IEEE Access (Jan 2020)
FPGA-Based Scale-Out Prototyping of Degridding Algorithm for Accelerating Square Kilometre Array Telescope Data Processing
Abstract
The SKA (Square Kilometre Array) radio telescope will become the most sensitive telescope by correlating a large number of antenna nodes to form a giant antenna array. The data generated from such a large number of antenna nodes will pose a huge storage problem and require real-time data processing to make the best use of data, and the SKA Scientific Data Processing becomes the bottleneck of the whole processing flow. However, the existing high-performance CPU- and GPU (Graphics Processing Unit)-based solutions cannot satisfy the performance requirements and power budget requirements well [1]. Due to the consideration of the high energy efficiency of hardware accelerators and the flexibility and cost of prototype design, in this paper, we explore the FPGA(Field Programmable Gate Array)-based prototype of one of the most computationally demanding procedures in SKA scientific data processing: degridding. Through the analysis of algorithm behavior and bottlenecks, we design and optimize the memory architecture and computing logic of an FPGA-based prototype. Besides, with the consideration of the relations between the required data of processing multiple spectral channels, we reuse the shared data in processing neighboring spectral channels, and the performance further improves.
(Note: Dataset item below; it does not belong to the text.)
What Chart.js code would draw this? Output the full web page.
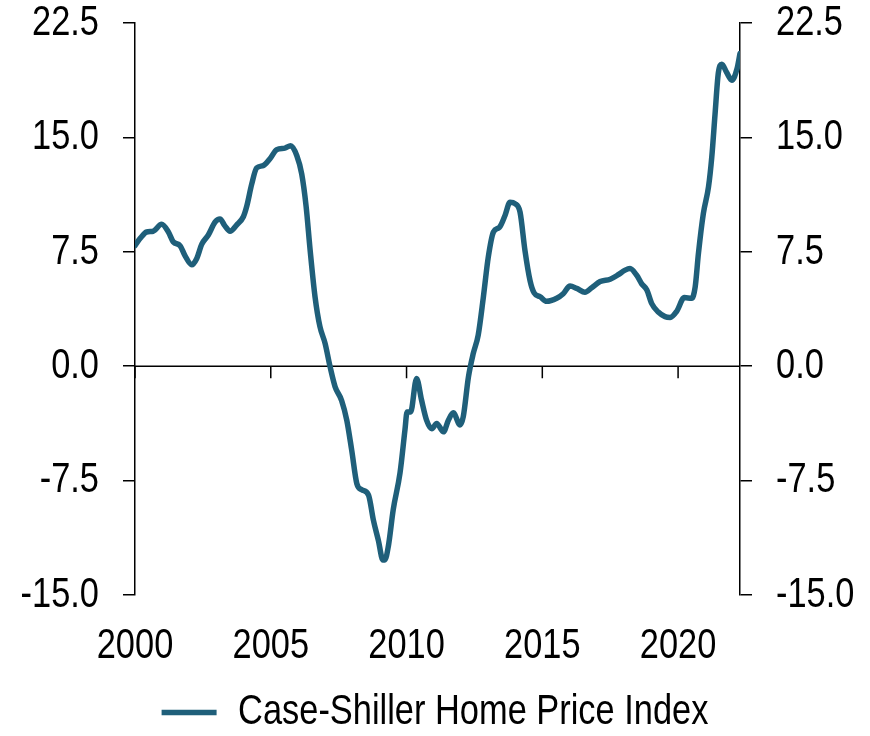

The functionality and performance of our design have been verified on the target FPGA board, and the software-based benchmarks were also measured on comparable CPU and GPU platforms, indicating that the FPGA-based prototype achieves 2.74 times and 2.03 times speedup, 7.64 times and 7.42 times energy efficiency than the MPI(Message Passing Interface)-based CPU benchmark and the CUDA (Compute Unified Device Architecture)-based GPU benchmark, respectively.